Pada tahun 2005, didatangkan peneliti geologi oleh perusahaan konsultan yang akan mengerjakan proyek Hambalang, namun mereka menolak melanjutkan proyek karena struktur tanah Hambalang yang rapuh.
2006-2009
Pada 2006, mulai dianggarkan pembuatan masterplan perencanaan, karena ada perubahan rencana dari yang awalnya pusat pendidikan dan pelatihan menjadi pusat pelatihan atlet nasional.
Nama proyek juga diubah dari Pusat Pendidikan Pelatihan Olahraga Nasional menjadi Pengembangan Prestasi Olahraga Nasional.
Pada tahun terakhir jabatannya, Adhyaksa Dault mengajukan anggaran pembangunan sebesar 125 miliar. Namun anggaran tersebut tak kunjung cair karena surat izin penggunaan tanah Hambalang belum juga selesai.
2009
Setelah dilantik menteri Pemuda dan Olahraga, Andi Malarangeng melakukan pertemuan dengan jajaran pejabat di Kemenpora, kemudian meminta Ses-Kemenpora, Wafid Muharram, memaparkan rencana proyek pembangunan sarana olahraga di Hambalang. Menurut penjelasan Wafid, diketahui bahwa sertifikat tanah belum selesai diurus dan Rancangan Anggaran Biaya (RAB) juga masih disusun.
Andi meminta Wafid untuk merevisi RAB yang semula berjumlah Rp 125 miliar menjadi Rp 2,5 triliun.
Wafid membentuk Tim Asistensi yang bertugas mengoordinasikan penyusunan desain masterplan dan perhitungan RAB dengan bantuan PT Metaphora Solusi Global dan PT Galeri Ide. Akhirnya tim tersebut berhasil menyusun anggaran senilai Rp 2,5 triliun, dengan rincian anggaran fisik bangunan, biaya konsultan, perencana, manajemen konstruksi dan pengelola teknis sebesar Rp 1,18 triliun dan Rp 1,4 triliun untuk biaya peralatan.
2010
Anggaran sebesar Rp 2,5 triliun tersebut diajukan ke DPR RI untuk dimasukkan ke dalam APBN-P 2010. Karena nilainya terlalu besar, akhirnya anggaran dibuat menjadi multiyears selama 3 tahun anggaran, 2010 hingga 2012.
Pada 6 Januari 2010, akhirnya BPN mengeluarkan Surat Keputusan Kepala BPN RI Nomor 1/HP/BPN RI/2010 tentang Pemberian Hak Pakai atas nama Kemepora atas tanah di Kabupaten Bogor, Jawa Barat.

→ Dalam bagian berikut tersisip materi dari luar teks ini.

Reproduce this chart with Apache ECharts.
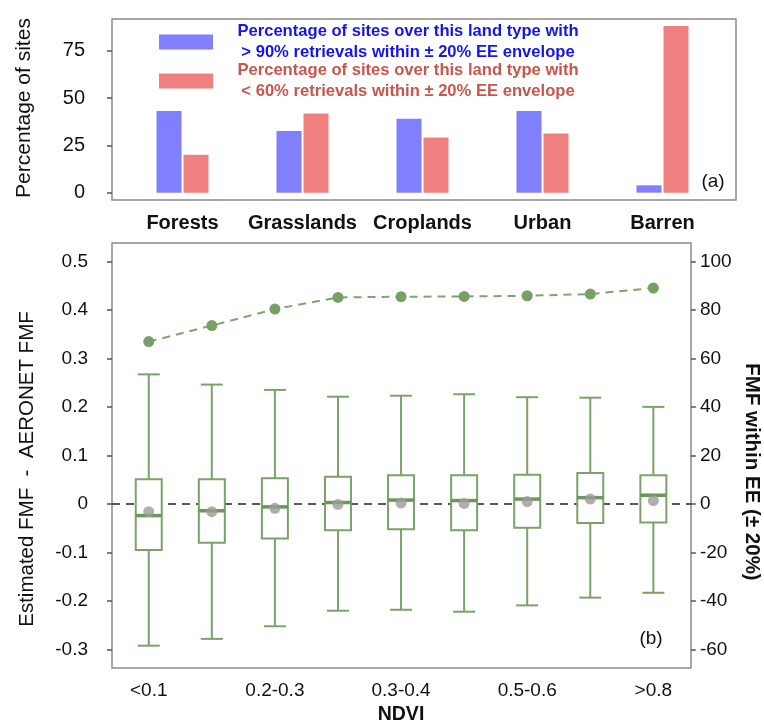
<!doctype html>
<html>
<head>
<meta charset="UTF-8">
<title>Land type sites and FMF vs NDVI</title>
<script src="https://cdn.jsdelivr.net/npm/echarts@6/dist/echarts.min.js"></script>
<style>
  body { margin: 0; background: #fff; }
  #main { width: 764px; height: 724px; }
</style>
</head>
<body>
<div id="main"></div>
<script>
// panel (a): land types
var landTypes = ['Forests', 'Grasslands', 'Croplands', 'Urban', 'Barren'];
var pctAbove90 = [43.2, 32.6, 39.1, 43.2, 3.9];
var pctBelow60 = [20.0, 41.8, 29.2, 31.3, 88.1];
var barTicks = [0, 25, 50, 75];

// panel (b): FMF difference by NDVI bin (only every other bin is labelled)
var ndviBins = ['<0.1', '0.1-0.2', '0.2-0.3', '0.25-0.35', '0.3-0.4', '0.4-0.5', '0.5-0.6', '0.6-0.8', '>0.8'];
var boxMin    = [-0.292, -0.278, -0.252, -0.220, -0.218, -0.222, -0.209, -0.193, -0.183];
var boxQ1     = [-0.095, -0.080, -0.071, -0.054, -0.052, -0.054, -0.049, -0.039, -0.038];
var boxMedian = [-0.024, -0.014, -0.006, 0.003, 0.008, 0.007, 0.010, 0.013, 0.018];
var boxQ3     = [0.051, 0.051, 0.053, 0.056, 0.059, 0.059, 0.060, 0.064, 0.059];
var boxMax    = [0.267, 0.246, 0.235, 0.221, 0.223, 0.226, 0.220, 0.219, 0.200];
var meanDiff  = [-0.016, -0.016, -0.009, -0.001, 0.002, 0.001, 0.005, 0.010, 0.007];
var pctWithinEE = [66.9, 73.5, 80.3, 85.1, 85.4, 85.5, 85.8, 86.5, 89.0];
var leftTicks  = [-0.3, -0.2, -0.1, 0, 0.1, 0.2, 0.3, 0.4, 0.5];
var rightTicks = [-60, -40, -20, 0, 20, 40, 60, 80, 100];

var FONT = "'Liberation Sans', Arial, Helvetica, sans-serif";
var GREEN = '#7ba26a';
var GREEN_DARK = '#6b9859';
var FRAME = '#8a8a8a';
var nameBlue = 'Percentage of sites over this land type with\n> 90% retrievals within \u00b1 20% EE envelope';
var nameRed = 'Percentage of sites over this land type with\n< 60% retrievals within \u00b1 20% EE envelope';

var boxData = ndviBins.map(function (b, i) {
    return [i, boxMin[i], boxQ1[i], boxMedian[i], boxQ3[i], boxMax[i]];
});

function renderBox(params, api) {
    var i = api.value(0);
    var cx = api.coord([i, 0])[0];
    var y = function (d) { return api.coord([i, api.value(d)])[1]; };
    var yMin = y(1), yQ1 = y(2), yMed = y(3), yQ3 = y(4), yMax = y(5);
    var hw = 13, cw = 11;
    var st = { stroke: GREEN, lineWidth: 2, fill: null };
    return {
        type: 'group',
        children: [
            { type: 'line', shape: { x1: cx, y1: yQ3, x2: cx, y2: yMax }, style: st },
            { type: 'line', shape: { x1: cx - cw, y1: yMax, x2: cx + cw, y2: yMax }, style: st },
            { type: 'line', shape: { x1: cx, y1: yQ1, x2: cx, y2: yMin }, style: st },
            { type: 'line', shape: { x1: cx - cw, y1: yMin, x2: cx + cw, y2: yMin }, style: st },
            { type: 'rect', shape: { x: cx - hw, y: yQ3, width: 2 * hw, height: yQ1 - yQ3 },
              style: { fill: '#fff', stroke: GREEN, lineWidth: 2 } },
            { type: 'line', shape: { x1: cx - hw, y1: yMed, x2: cx + hw, y2: yMed },
              style: { stroke: GREEN_DARK, lineWidth: 3.5 } }
        ]
    };
}

var myChart = echarts.init(document.getElementById('main'));

var option = {
    animation: false,
    textStyle: { fontFamily: FONT },
    grid: [
        // frame of panel (a)
        { left: 112, top: 19, width: 624, height: 181, show: true, borderColor: FRAME, borderWidth: 1.5 },
        // bars of panel (a)
        { left: 122.5, top: 19, width: 600, height: 181 },
        // frame of panel (b)
        { left: 112, top: 243, width: 579, height: 425, show: true, borderColor: FRAME, borderWidth: 1.5 },
        // boxes of panel (b)
        { left: 117.2, top: 243, width: 567.7, height: 425 }
    ],
    xAxis: [
        { gridIndex: 0, type: 'value', min: 0, max: 1, show: false },
        {
            gridIndex: 1, type: 'category', data: landTypes,
            axisLine: { show: false },
            axisTick: { alignWithLabel: true, interval: 0, length: 6, lineStyle: { color: FRAME, width: 1.5 } },
            axisLabel: { interval: 0, margin: 13, fontSize: 20, fontWeight: 'bold', color: '#111' }
        },
        { gridIndex: 2, type: 'value', min: 0, max: 1, show: false },
        {
            gridIndex: 3, type: 'category', data: ndviBins,
            axisLine: { show: false },
            axisTick: { alignWithLabel: true, interval: 0, length: 5, lineStyle: { color: '#555', width: 1.5 } },
            axisLabel: { interval: 1, margin: 13, fontSize: 19, color: '#111' }
        }
    ],
    yAxis: [
        { gridIndex: 0, type: 'value', min: 0, max: 1, show: false },
        {
            gridIndex: 1, type: 'value', min: -3.86, max: 91.76, offset: 10.5,
            splitLine: { show: false },
            axisLine: { show: false },
            axisTick: { show: true, length: 5, customValues: barTicks, lineStyle: { color: '#555', width: 1.5 } },
            axisLabel: { customValues: barTicks, margin: 27, fontSize: 20, color: '#111' }
        },
        { gridIndex: 2, type: 'value', min: -0.338, max: 0.5377, show: false },
        {
            gridIndex: 3, type: 'value', min: -0.338, max: 0.5377, offset: 5.2,
            splitLine: { show: false },
            axisLine: { show: false },
            axisTick: { show: true, length: 5, customValues: leftTicks, lineStyle: { color: '#555', width: 1.5 } },
            axisLabel: { customValues: leftTicks, margin: 24, fontSize: 19, color: '#111' }
        },
        {
            gridIndex: 3, type: 'value', position: 'right', min: -67.6, max: 107.54, offset: 6,
            splitLine: { show: false },
            axisLine: { show: false },
            axisTick: { show: true, length: 5, customValues: rightTicks, lineStyle: { color: '#555', width: 1.5 } },
            axisLabel: { customValues: rightTicks, margin: 9, fontSize: 19, color: '#111' }
        }
    ],
    legend: {
        orient: 'vertical', left: 159, top: 23, padding: 0,
        itemWidth: 54, itemHeight: 15, itemGap: 1,
        icon: 'rect', selectedMode: false,
        data: [nameBlue, nameRed],
        formatter: function (name) {
            var k = name === nameBlue ? 'b' : 'r';
            return name.split('\n').map(function (s) { return '{' + k + '|' + s + '}'; }).join('\n');
        },
        textStyle: {
            rich: {
                b: { width: 380, align: 'center', fontSize: 16.6, fontWeight: 'bold', lineHeight: 21, color: '#1414f0', fontFamily: FONT },
                r: { width: 380, align: 'center', fontSize: 16.6, fontWeight: 'bold', lineHeight: 21, color: '#c8564c', fontFamily: FONT }
            }
        }
    },
    graphic: [
        { type: 'text', x: 24, y: 108, rotation: Math.PI / 2,
          style: { text: 'Percentage of sites', fontSize: 21, fontFamily: FONT, fill: '#111', align: 'center', verticalAlign: 'middle' } },
        { type: 'text', x: 27.5, y: 469, rotation: Math.PI / 2,
          style: { text: 'Estimated FMF  -  AERONET FMF', fontSize: 20.5, fontFamily: FONT, fill: '#111', align: 'center', verticalAlign: 'middle' } },
        { type: 'text', x: 752, y: 472, rotation: -Math.PI / 2,
          style: { text: 'FMF within EE (\u00b1 20%)', fontSize: 20.5, fontWeight: 'bold', fontFamily: FONT, fill: '#111', align: 'center', verticalAlign: 'middle' } },
        { type: 'text', x: 401, y: 715,
          style: { text: 'NDVI', fontSize: 19.5, fontWeight: 'bold', fontFamily: FONT, fill: '#111', align: 'center', verticalAlign: 'middle' } },
        { type: 'text', x: 713, y: 182,
          style: { text: '(a)', fontSize: 19, fontFamily: FONT, fill: '#111', align: 'center', verticalAlign: 'middle' } },
        { type: 'text', x: 651, y: 639,
          style: { text: '(b)', fontSize: 19, fontFamily: FONT, fill: '#111', align: 'center', verticalAlign: 'middle' } }
    ],
    series: [
        {
            name: nameBlue, type: 'bar', xAxisIndex: 1, yAxisIndex: 1,
            data: pctAbove90, barWidth: 25, barGap: '8%',
            itemStyle: { color: '#8080ff' }
        },
        {
            name: nameRed, type: 'bar', xAxisIndex: 1, yAxisIndex: 1,
            data: pctBelow60, barWidth: 25, barGap: '8%',
            itemStyle: { color: '#f08080' }
        },
        {
            // zero reference line across the whole frame
            type: 'line', xAxisIndex: 2, yAxisIndex: 2, data: [], silent: true,
            markLine: {
                z: 1, silent: true, symbol: 'none', label: { show: false },
                lineStyle: { color: '#222', width: 1.6, type: [8, 6] },
                data: [{ yAxis: 0 }]
            }
        },
        {
            type: 'custom', xAxisIndex: 3, yAxisIndex: 3, z: 3,
            renderItem: renderBox, data: boxData,
            encode: { x: 0, y: [1, 2, 3, 4, 5] }
        },
        {
            type: 'scatter', xAxisIndex: 3, yAxisIndex: 3, z: 5,
            data: meanDiff, symbolSize: 11,
            itemStyle: { color: '#9b9b9b' }
        },
        {
            type: 'line', xAxisIndex: 3, yAxisIndex: 4, z: 6,
            data: pctWithinEE, symbol: 'circle', symbolSize: 11, showSymbol: true,
            itemStyle: { color: '#789f66' },
            lineStyle: { color: '#7fa56e', width: 2, type: [8, 6] }
        }
    ]
};

myChart.setOption(option);
</script>
</body>
</html>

Menyusul Surat Keputusan tersebut, terbit sertifikat hak pakai nomor 60 atas nama Kemenpora dengan luas tanah 312.448 meter persegi. Sedangkan sertifikat pendirian bangunan baru keluar pada 30 Desember 2010.
2011
Desember 2011 terjadi longsor yang menimpa sebagian bangunan proyek P3SON Hambalang.
2012
Badan Pemeriksa Keuangan (BPK) menemukan penyimpangan dan penyalahgunaan kewenangan yang dilakukan dalam proyek hambalang. Kerugian negara yang tercatat dari penyelewengan tersebut diperkirakan mencapai Rp 243,66 miliar.
Pada 2013, Komisi Pemberantasan Korupsi (KPK) menetapkan vonis untuk Menpora Andi Malarangeng, Ses-Kemenpora Wafid Muharram, Ketua Umum Partai Demokrat Anas Urbaningrum, dan beberapa pihak lainnya, sebagai pelaku yang sengaja mengambil keuntungan dengan melakukan penyimpanan dalam proyek tersebut. Pembangunan proyek Hambalang dihentikan. [kpk.go.id/ ti.or.id/DAS]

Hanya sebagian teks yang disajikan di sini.